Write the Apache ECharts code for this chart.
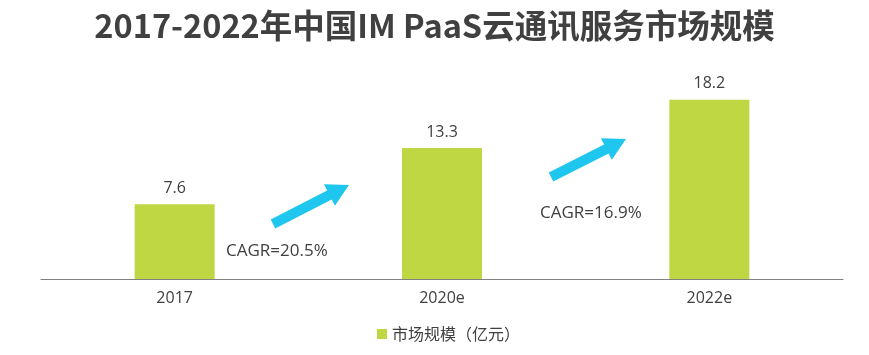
<!DOCTYPE html>
<html><head><meta charset="utf-8">
<script src="https://cdn.jsdelivr.net/npm/echarts@6/dist/echarts.min.js"></script>
<style>html,body{margin:0;padding:0;background:#fff}#c{width:869px;height:355px}</style>
</head><body><div id="c"></div>
<script>
const categories = ['2017', '2020e', '2022e'];
const marketSize = [7.6, 13.3, 18.2];
const cagrLabels = ['CAGR=20.5%', 'CAGR=16.9%'];
const titleText = '2017-2022年中国IM PaaS云通讯服务市场规模';
const seriesName = '市场规模（亿元）';

const chart = echarts.init(document.getElementById('c'));

function arrow(x1, y1, x2, y2, sw, hw, hl) {
  const dx = x2 - x1, dy = y2 - y1, L = Math.hypot(dx, dy);
  const ux = dx / L, uy = dy / L, nx = -uy, ny = ux;
  const bx = x2 - ux * hl, by = y2 - uy * hl;
  return [
    [x1 + nx * sw, y1 + ny * sw],
    [bx + nx * sw, by + ny * sw],
    [bx + nx * hw, by + ny * hw],
    [x2, y2],
    [bx - nx * hw, by - ny * hw],
    [bx - nx * sw, by - ny * sw],
    [x1 - nx * sw, y1 - ny * sw]
  ];
}
const arrowColor = '#1fc6ee';
const txtFont = '"Open Sans","Noto Sans","Noto Sans CJK SC",sans-serif';

chart.setOption({
  animation: false,
  title: {
    text: titleText, left: 'center', top: 4,
    textStyle: { fontSize: 32.5, fontWeight: 'bold', color: '#404040', fontFamily: '"Noto Sans CJK SC","Noto Sans",sans-serif' }
  },
  legend: {
    data: [seriesName], bottom: 8, left: 372, itemWidth: 10, itemHeight: 10, icon: 'rect', itemGap: 6,
    textStyle: { fontSize: 16, color: '#404040', fontFamily: '"Noto Sans CJK SC",sans-serif' }
  },
  grid: { left: 41, right: 26, top: 82, bottom: 76 },
  xAxis: {
    type: 'category', data: categories,
    axisLine: { lineStyle: { color: '#808080', width: 1 } },
    axisTick: { show: false },
    axisLabel: { fontSize: 16, color: '#404040', margin: 11, fontFamily: txtFont }
  },
  yAxis: { type: 'value', min: 0, max: 20, show: false, splitLine: { show: false } },
  series: [{
    name: seriesName, type: 'bar', data: marketSize, barWidth: 80,
    itemStyle: { color: '#bed742' },
    label: { show: true, position: 'top', distance: 8, fontSize: 16, color: '#404040', fontFamily: txtFont }
  }],
  graphic: [
    { type: 'polygon', shape: { points: arrow(273, 224, 349, 185, 5, 12, 22) }, style: { fill: arrowColor } },
    { type: 'polygon', shape: { points: arrow(551, 177, 626, 139, 5, 12, 22) }, style: { fill: arrowColor } },
    { type: 'text', left: 226, top: 243, style: { text: cagrLabels[0], fontSize: 17, fill: '#404040', fontFamily: txtFont } },
    { type: 'text', left: 540, top: 205, style: { text: cagrLabels[1], fontSize: 17, fill: '#404040', fontFamily: txtFont } }
  ]
});
</script></body></html>
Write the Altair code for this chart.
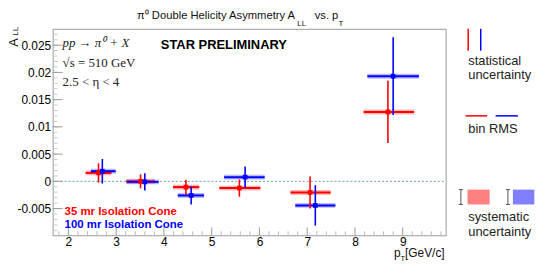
import altair as alt
import pandas as pd

# ---- data ----
series_names = ["35 mr", "100 mr"]

pt_35 = [2.63, 3.51, 4.46, 5.58, 7.06, 8.69]
all_35 = [0.00155, 0.0000, -0.00106, -0.00124, -0.00204, 0.01274]
stat_35 = [0.00177, 0.00128, 0.00137, 0.00159, 0.00295, 0.00571]
rms_lo_35 = [2.36, 3.21, 4.19, 5.16, 6.65, 8.18]
rms_hi_35 = [2.90, 3.81, 4.74, 6.02, 7.49, 9.24]
sys_35 = [0.00045, 0.00045, 0.00045, 0.00045, 0.00045, 0.00045]

pt_100 = [2.71, 3.60, 4.57, 5.70, 7.17, 8.80]
all_100 = [0.00186, -0.0001, -0.00259, 0.00077, -0.00442, 0.0193]
stat_100 = [0.00225, 0.00158, 0.00168, 0.00197, 0.0037, 0.00714]
rms_lo_100 = [2.47, 3.22, 4.29, 5.26, 6.75, 8.26]
rms_hi_100 = [2.99, 3.89, 4.84, 6.11, 7.59, 9.34]
sys_100 = [0.00045, 0.00045, 0.00045, 0.00045, 0.00045, 0.00045]

x_major = [2, 3, 4, 5, 6, 7, 8, 9]
x_minor = [round(1.8 + 0.2 * i, 2) for i in range(41) if abs((1.8 + 0.2 * i) - round(1.8 + 0.2 * i)) > 1e-6]
y_major = [-0.005, 0, 0.005, 0.01, 0.015, 0.02, 0.025]
y_minor = [round(-0.009 + 0.001 * i, 4) for i in range(37)]

X_DOMAIN = [1.67, 9.9]
Y_DOMAIN = [-0.0099, 0.028]
W, H = 396, 208
FONT = "Liberation Sans"
SERIF = "Liberation Serif"
RED, BLUE = "#ff0000", "#0000ff"


def frame(name, pt, a, stat, lo, hi, sys):
    return pd.DataFrame({
        "series": name, "pt": pt, "A": a,
        "slo": [v - s for v, s in zip(a, stat)], "shi": [v + s for v, s in zip(a, stat)],
        "rlo": lo, "rhi": hi,
        "ylo": [v - s for v, s in zip(a, sys)], "yhi": [v + s for v, s in zip(a, sys)],
    })


df = pd.concat([
    frame(series_names[0], pt_35, all_35, stat_35, rms_lo_35, rms_hi_35, sys_35),
    frame(series_names[1], pt_100, all_100, stat_100, rms_lo_100, rms_hi_100, sys_100),
])

xs = alt.Scale(domain=X_DOMAIN, nice=False, zero=False)
ys = alt.Scale(domain=Y_DOMAIN, nice=False, zero=False)
cs = alt.Scale(domain=series_names, range=[RED, BLUE])

x_axis = alt.Axis(values=x_major, format="d", ticks=False, domain=False, grid=False,
                  labelFont=FONT, labelFontSize=12, labelColor="#000", labelPadding=1,
                  labelOverlap=False, title=None)
y_axis = alt.Axis(values=y_major, ticks=False, domain=False, grid=False,
                  labelExpr="'' + datum.value", labelFont=FONT, labelFontSize=12,
                  labelColor="#000", labelPadding=2, labelOverlap=False, title=None)


def X(f):
    return alt.X(f, scale=xs, axis=x_axis)


def Y(f):
    return alt.Y(f, scale=ys, axis=y_axis)


base = alt.Chart(df)

zero_line = alt.Chart(pd.DataFrame({"A": [0.0]})).mark_rule(
    color="#5f9ea0", strokeDash=[2, 2], strokeWidth=1).encode(
    y=Y("A:Q"), x=alt.value(0), x2=alt.value(W))

tick_color = "#9a9a9a"
xmaj = alt.Chart(pd.DataFrame({"v": x_major})).mark_rule(color=tick_color).encode(
    x=X("v:Q"), y=alt.value(H), y2=alt.value(H - 8))
xmin = alt.Chart(pd.DataFrame({"v": x_minor})).mark_rule(color="#bbbbbb").encode(
    x=X("v:Q"), y=alt.value(H), y2=alt.value(H - 4))
ymaj = alt.Chart(pd.DataFrame({"v": y_major})).mark_rule(color=tick_color).encode(
    y=Y("v:Q"), x=alt.value(0), x2=alt.value(10))
ymin = alt.Chart(pd.DataFrame({"v": y_minor})).mark_rule(color="#cccccc").encode(
    y=Y("v:Q"), x=alt.value(0), x2=alt.value(5))

sys_boxes = base.mark_rect(opacity=0.28).encode(
    x=X("rlo:Q"), x2="rhi:Q",
    y=Y("ylo:Q"), y2="yhi:Q",
    color=alt.Color("series:N", scale=cs, legend=None))

rms = base.mark_rule(strokeWidth=2).encode(
    x=X("rlo:Q"), x2="rhi:Q",
    y=Y("A:Q"),
    color=alt.Color("series:N", scale=cs, legend=None))

stat = base.mark_rule(strokeWidth=1.6).encode(
    x=X("pt:Q"),
    y=Y("slo:Q"), y2="shi:Q",
    color=alt.Color("series:N", scale=cs, legend=None))

markers = base.mark_point(shape="square", filled=True, size=22, opacity=1).encode(
    x=X("pt:Q"), y=Y("A:Q"),
    color=alt.Color("series:N", scale=cs, legend=None))

one = pd.DataFrame({"k": [0]})


def txt(s, x, y, size=12, font=FONT, color="#000", align="left", weight="normal",
        style="normal", angle=0):
    kw = dict(text=s, font=font, fontSize=size, color=color, align=align,
              baseline="alphabetic", fontWeight=weight, fontStyle=style)
    if angle:
        kw["angle"] = angle
    return alt.Chart(one).mark_text(**kw).encode(x=alt.value(x), y=alt.value(y))


def vline(x, y1, y2, color, w=1.5):
    return alt.Chart(one).mark_rule(color=color, strokeWidth=w).encode(
        x=alt.value(x), y=alt.value(y1), y2=alt.value(y2))


def hline(x1, x2, y, color, w=1.5):
    return alt.Chart(one).mark_rule(color=color, strokeWidth=w).encode(
        x=alt.value(x1), x2=alt.value(x2), y=alt.value(y))


def box(x1, x2, y1, y2, color):
    return alt.Chart(one).mark_rect(color=color).encode(
        x=alt.value(x1), x2=alt.value(x2), y=alt.value(y1), y2=alt.value(y2))


texts = [
    # title
    txt("\u03c0\u2070 Double Helicity Asymmetry A", 85, -10, size=11.3, color="#111"),
    txt("LL", 246.5, -3, size=8, color="#111"),
    txt("vs. p", 264, -10, size=11.3, color="#111"),
    txt("T", 288, -3, size=8, color="#111"),
    # y title
    txt("A", -34.5, 18, size=13, angle=270, color="#111"),
    txt("LL", -35, 7, size=8, angle=270, color="#111"),
    # x title
    txt("p", 344, 230, size=12, color="#111"),
    txt("T", 350.5, 234, size=7.5, color="#111"),
    txt("[GeV/c]", 355, 230, size=12, color="#111"),
    # annotations
    txt("pp \u2192 \u03c0\u2070 + X", 10, 18.5, size=13, font=SERIF, style="italic", color="#222"),
    txt("\u221as = 510 GeV", 10, 38, size=13, font=SERIF, color="#222"),
    txt("2.5 < \u03b7 < 4", 10, 57.5, size=13, font=SERIF, color="#222"),
    txt("STAR PRELIMINARY", 109, 20.5, size=13, weight="bold"),
    txt("35 mr Isolation Cone", 12, 188, size=11.5, weight="bold", color=RED),
    txt("100 mr Isolation Cone", 12, 200.3, size=11.5, weight="bold", color=BLUE),
    # legend
    txt("statistical", 418.7, 36.5, size=13, color="#222"),
    txt("uncertainty", 418.7, 51, size=13, color="#222"),
    txt("bin RMS", 418.7, 105.3, size=13, color="#222"),
    txt("systematic", 418.7, 194, size=13, color="#222"),
    txt("uncertainty", 418.7, 208.7, size=13, color="#222"),
]

legend_marks = [
    vline(418.7, 0, 22, RED), vline(431.3, 0, 22, BLUE),
    hline(416, 437.7, 87.7, RED), hline(446.3, 468.7, 87.7, BLUE),
    box(418, 440.3, 162, 177, "#ff8080"), box(463.7, 485.3, 162, 177, "#8080ff"),
    vline(411.3, 162, 177, "#555555", 1), hline(409.3, 413.3, 162, "#555555", 1), hline(409.3, 413.3, 177, "#555555", 1),
    vline(458.7, 162, 177, "#555555", 1), hline(456.7, 460.7, 162, "#555555", 1), hline(456.7, 460.7, 177, "#555555", 1),
]

chart = alt.layer(
    zero_line, ymin, ymaj, xmin, xmaj,
    sys_boxes, rms, stat, markers, *texts, *legend_marks
).properties(
    width=W, height=H,
    autosize=alt.AutoSizeParams(type="none"),
    padding={"left": 45, "top": 20, "right": 92, "bottom": 30},
).configure_view(stroke="#999999", strokeWidth=1)

chart.save("out.html", embed_options={"renderer": "svg", "actions": False})
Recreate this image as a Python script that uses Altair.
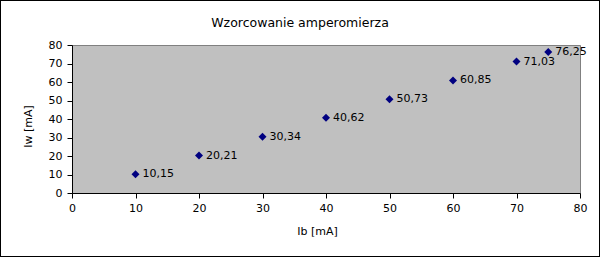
import altair as alt
import pandas as pd

ib = [10, 20, 30, 40, 50, 60, 70, 75]
iw = [10.15, 20.21, 30.34, 40.62, 50.73, 60.85, 71.03, 76.25]
labels = ["10,15", "20,21", "30,34", "40,62", "50,73", "60,85", "71,03", "76,25"]
ticks = [0, 10, 20, 30, 40, 50, 60, 70, 80]
chart_title = "Wzorcowanie amperomierza"

df = pd.DataFrame({"Ib": ib, "Iw": iw, "lab": labels})

FONT = "DejaVu Sans"

x = alt.X("Ib:Q", scale=alt.Scale(domain=[0, 80], nice=False),
          axis=alt.Axis(title="Ib [mA]", values=ticks, tickCount=9, grid=False, labelOverlap=False, labelFlush=False,
                        labelPadding=4,
                        titleX=245, titleY=38, titleBaseline="middle", titleAlign="center"))
y = alt.Y("Iw:Q", scale=alt.Scale(domain=[0, 80], nice=False),
          axis=alt.Axis(title="Iw [mA]", values=ticks, tickCount=9, grid=False, labelOverlap=False, labelFlush=False,
                        labelPadding=5,
                        titleX=-43.5, titleY=81, titleBaseline="middle", titleAlign="center",
                        titleAngle=270))

base = alt.Chart(df)
pts = base.mark_point(shape="diamond", filled=True, color="#000080", size=64, opacity=1).encode(x=x, y=y)
txt = base.mark_text(align="left", baseline="middle", dx=7, font=FONT, fontSize=11, color="#000000").encode(
    x=x, y=y, text="lab:N")
border = base.mark_rect(fill=None, stroke="#000000", strokeWidth=1).encode(
    x=alt.value(-71.5), x2=alt.value(527.5), y=alt.value(-44.5), y2=alt.value(211.5))
ttl = alt.Chart(pd.DataFrame({"t": [chart_title]})).mark_text(
    font=FONT, fontSize=12.5, color="#000000", align="center", baseline="alphabetic").encode(
    x=alt.value(228), y=alt.value(-18), text="t:N")

chart = alt.layer(pts, txt, border, ttl).properties(
    width=508, height=148,
    autosize=alt.AutoSizeParams(type="none"),
    padding={"left": 72, "top": 45, "right": 20, "bottom": 64},
    background="#ffffff",
).configure_view(fill="#C0C0C0", stroke="#808080", strokeWidth=1).configure_axis(
    domainColor="#000000", tickColor="#000000", tickSize=5, labelFont=FONT, labelFontSize=11,
    labelColor="#000000", titleFont=FONT, titleFontSize=11, titleFontWeight="normal",
    titleColor="#000000", domainWidth=1, tickWidth=1
)

chart.save("out.html", embed_options={"renderer": "svg", "actions": False})
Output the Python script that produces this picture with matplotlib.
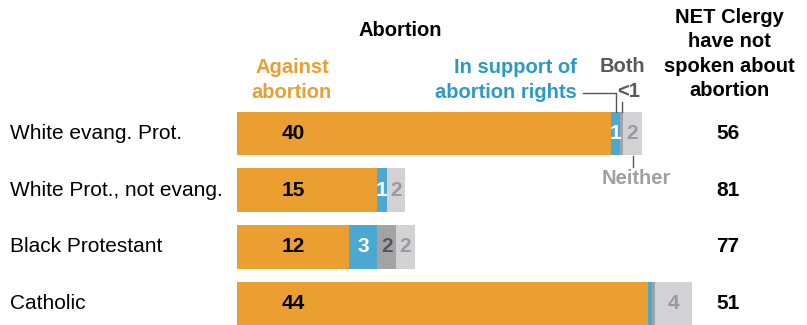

DIRECTIVE: Gather up every line in the data above that contains the word "this", copying each one.

COMPLETED EXERCISE:
Write the Apache ECharts code for this chart.
Write the Altair code for this chart.
Recreate this image as a Python script that uses Altair.
Output the Python script that produces this picture with matplotlib.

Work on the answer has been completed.